Many geologists argue that the shapes can be explained by the natural fracturing of sandstone and consistent erosion, which can create surprisingly geometric forms. Some divers and independent researchers, on the other hand, point to what they interpret as carvings and deliberate cuts. The mainstream view leans toward a natural origin, possibly with minor human modification, but definitive proof either way remains elusive. The site sits at that uncomfortable edge where our pattern-hungry brains see architecture in rock, and our scientific caution tells us not to jump to conclusions.
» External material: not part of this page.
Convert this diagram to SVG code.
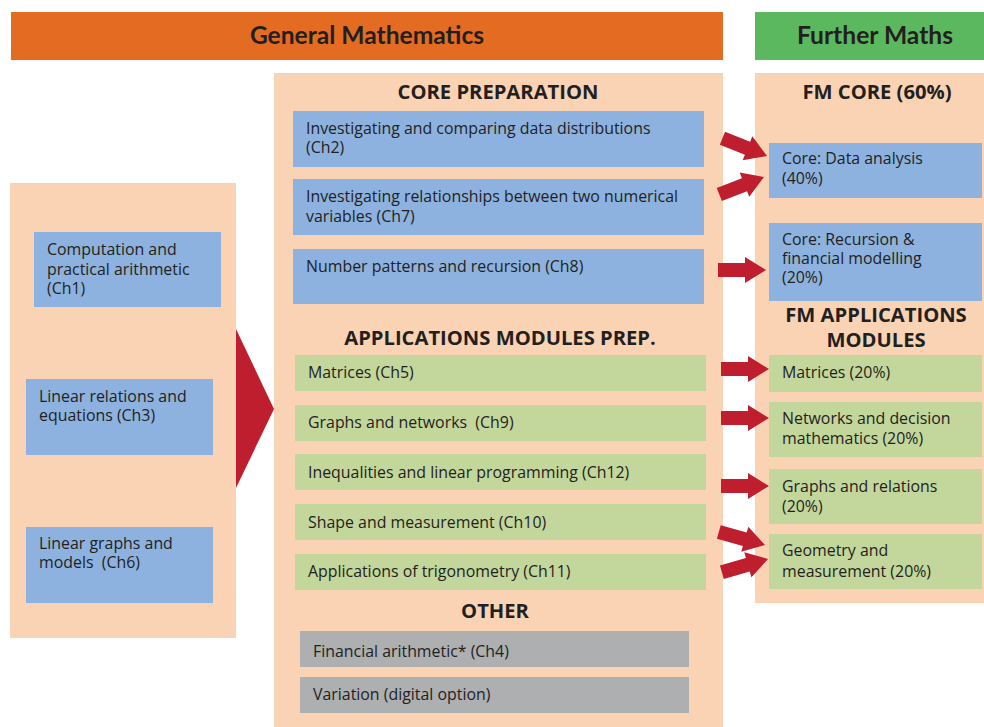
<svg xmlns="http://www.w3.org/2000/svg" xmlns:xlink="http://www.w3.org/1999/xlink" width="984" height="727" viewBox="0 0 984 727">
  <style>
    .panel { fill: #F9D3B4; }
    .blue { fill: #8DB2DF; }
    .green { fill: #C3D69B; }
    .gray { fill: #ADAFB1; }
    .arrow { fill: #BE1E2D; }
    .txt { font-family: "Open Sans", "Noto Sans", "Liberation Sans", sans-serif; font-size: 15.9px; fill: #231F20; white-space: pre; }
    .head { font-family: "Open Sans", "Noto Sans", "Liberation Sans", sans-serif; font-size: 20.2px; font-weight: bold; fill: #231F20; text-anchor: middle; }
    .banner { font-family: Lato, "Liberation Sans", sans-serif; font-size: 24.6px; font-weight: bold; fill: #231F20; text-anchor: middle; }
  </style>
  <defs>
    <!-- block arrow, tip at origin, pointing along +x -->
    <path id="arr" d="M0,0 L-21,-13 L-21,-7 L-48,-7 L-48,7 L-21,7 L-21,13 Z"/>
  </defs>

  <rect width="984" height="727" fill="#FFFFFF"/>

  <!-- banners -->
  <g id="banner-general">
    <rect x="11" y="12" width="712" height="48" fill="#E36C22"/>
    <text class="banner" x="367" y="44">General Mathematics</text>
  </g>
  <g id="banner-further">
    <rect x="755" y="12" width="229" height="48" fill="#5CB85F"/>
    <text class="banner" x="875" y="44">Further Maths</text>
  </g>

  <!-- background panels -->
  <g id="panel-left"><rect class="panel" x="10" y="183" width="226" height="455"/></g>
  <g id="panel-middle"><rect class="panel" x="274" y="73" width="449" height="654"/></g>
  <g id="panel-right"><rect class="panel" x="755" y="73" width="229" height="530"/></g>

  <!-- left column topics -->
  <g id="ch1">
    <rect class="blue" x="34" y="232" width="187" height="75"/>
    <text class="txt" x="47" y="255">Computation and</text>
    <text class="txt" x="47" y="275">practical arithmetic</text>
    <text class="txt" x="47" y="294">(Ch1)</text>
  </g>
  <g id="ch3">
    <rect class="blue" x="26" y="379" width="187" height="76"/>
    <text class="txt" x="39" y="402">Linear relations and</text>
    <text class="txt" x="39" y="421">equations (Ch3)</text>
  </g>
  <g id="ch6">
    <rect class="blue" x="26" y="527" width="187" height="76"/>
    <text class="txt" x="39" y="549">Linear graphs and</text>
    <text class="txt" x="39" y="568" xml:space="preserve">models  (Ch6)</text>
  </g>

  <!-- core preparation -->
  <g id="core-prep">
    <text class="head" x="498" y="99">CORE PREPARATION</text>
  </g>
  <g id="ch2">
    <rect class="blue" x="293" y="111" width="411" height="56"/>
    <text class="txt" x="306" y="134">Investigating and comparing data distributions</text>
    <text class="txt" x="306" y="153">(Ch2)</text>
  </g>
  <g id="ch7">
    <rect class="blue" x="293" y="179" width="411" height="56"/>
    <text class="txt" x="306" y="202">Investigating relationships between two numerical</text>
    <text class="txt" x="306" y="222">variables (Ch7)</text>
  </g>
  <g id="ch8">
    <rect class="blue" x="293" y="249" width="411" height="55"/>
    <text class="txt" x="306" y="272">Number patterns and recursion (Ch8)</text>
  </g>

  <!-- applications modules preparation -->
  <g id="apps-prep">
    <text class="head" x="500" y="345">APPLICATIONS MODULES PREP.</text>
  </g>
  <g id="ch5">
    <rect class="green" x="295" y="355" width="411" height="36"/>
    <text class="txt" x="308" y="378">Matrices (Ch5)</text>
  </g>
  <g id="ch9">
    <rect class="green" x="295" y="405" width="411" height="36"/>
    <text class="txt" x="308" y="428" xml:space="preserve">Graphs and networks  (Ch9)</text>
  </g>
  <g id="ch12">
    <rect class="green" x="295" y="454" width="411" height="36"/>
    <text class="txt" x="308" y="478">Inequalities and linear programming (Ch12)</text>
  </g>
  <g id="ch10">
    <rect class="green" x="295" y="504" width="411" height="36"/>
    <text class="txt" x="308" y="528">Shape and measurement (Ch10)</text>
  </g>
  <g id="ch11">
    <rect class="green" x="295" y="554" width="411" height="36"/>
    <text class="txt" x="308" y="577">Applications of trigonometry (Ch11)</text>
  </g>

  <!-- other -->
  <g id="other">
    <text class="head" x="495" y="618">OTHER</text>
  </g>
  <g id="ch4">
    <rect class="gray" x="300" y="631" width="389" height="36"/>
    <text class="txt" x="313" y="657">Financial arithmetic* (Ch4)</text>
  </g>
  <g id="variation">
    <rect class="gray" x="300" y="677" width="389" height="36"/>
    <text class="txt" x="313" y="700">Variation (digital option)</text>
  </g>

  <!-- further maths core -->
  <g id="fm-core">
    <text class="head" x="877" y="99">FM CORE (60%)</text>
  </g>
  <g id="fm-data">
    <rect class="blue" x="769" y="143" width="213" height="55"/>
    <text class="txt" x="782" y="164">Core: Data analysis</text>
    <text class="txt" x="782" y="184">(40%)</text>
  </g>
  <g id="fm-recursion">
    <rect class="blue" x="769" y="223" width="213" height="78"/>
    <text class="txt" x="782" y="245">Core: Recursion &amp;</text>
    <text class="txt" x="782" y="264">financial modelling</text>
    <text class="txt" x="782" y="283">(20%)</text>
  </g>

  <!-- further maths applications -->
  <g id="fm-apps">
    <text class="head" x="876" y="322">FM APPLICATIONS</text>
    <text class="head" x="876" y="347">MODULES</text>
  </g>
  <g id="fm-matrices">
    <rect class="green" x="769" y="355" width="213" height="37"/>
    <text class="txt" x="782" y="378">Matrices (20%)</text>
  </g>
  <g id="fm-networks">
    <rect class="green" x="769" y="402" width="213" height="55"/>
    <text class="txt" x="782" y="424">Networks and decision</text>
    <text class="txt" x="782" y="444">mathematics (20%)</text>
  </g>
  <g id="fm-graphs">
    <rect class="green" x="769" y="469" width="213" height="55"/>
    <text class="txt" x="782" y="492">Graphs and relations</text>
    <text class="txt" x="782" y="512">(20%)</text>
  </g>
  <g id="fm-geometry">
    <rect class="green" x="769" y="534" width="213" height="55"/>
    <text class="txt" x="782" y="556">Geometry and</text>
    <text class="txt" x="782" y="577">measurement (20%)</text>
  </g>

  <!-- connectors -->
  <g id="connectors" class="arrow">
    <polygon points="236,329 274,409 236,488"/>
    <use xlink:href="#arr" transform="translate(767,156) rotate(21.8)"/>
    <use xlink:href="#arr" transform="translate(764,177) rotate(-21.4)"/>
    <use xlink:href="#arr" transform="translate(766,270)"/>
    <use xlink:href="#arr" transform="translate(769,369)"/>
    <use xlink:href="#arr" transform="translate(769,418)"/>
    <use xlink:href="#arr" transform="translate(769,486)"/>
    <use xlink:href="#arr" transform="translate(765,545) rotate(15.8)"/>
    <use xlink:href="#arr" transform="translate(768,559) rotate(-16)"/>
  </g>
</svg>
Conclusion: When the Past Refuses to Sit Quietly

These seven sites don’t overturn everything archaeology has uncovered, but they do poke sharp holes in our love of neat timelines and simple narratives. Again and again, they show that early societies were often more organized, more technically skilled, and more imaginative than our stereotypes allow. They remind us that human beings, long before laptops and laser levels, were perfectly capable of thinking big, planning long term, and working together on projects that outlast empires.
What stays with me is this quiet, humbling realization: we’re probably underestimating the past far more often than we’re overestimating it. Every time we walk through a place like Göbekli Tepe, Sacsayhuamán, or Nan Madol, we’re not just looking at stones; we’re looking at the remains of ambitions, fears, beliefs, and experiments in living that don’t always match our tidy categories. Maybe the most honest response is to let a bit of mystery stay alive while we keep digging, testing, and questioning. Which of these places would you most want to stand in yourself, just to feel what your textbooks never quite captured?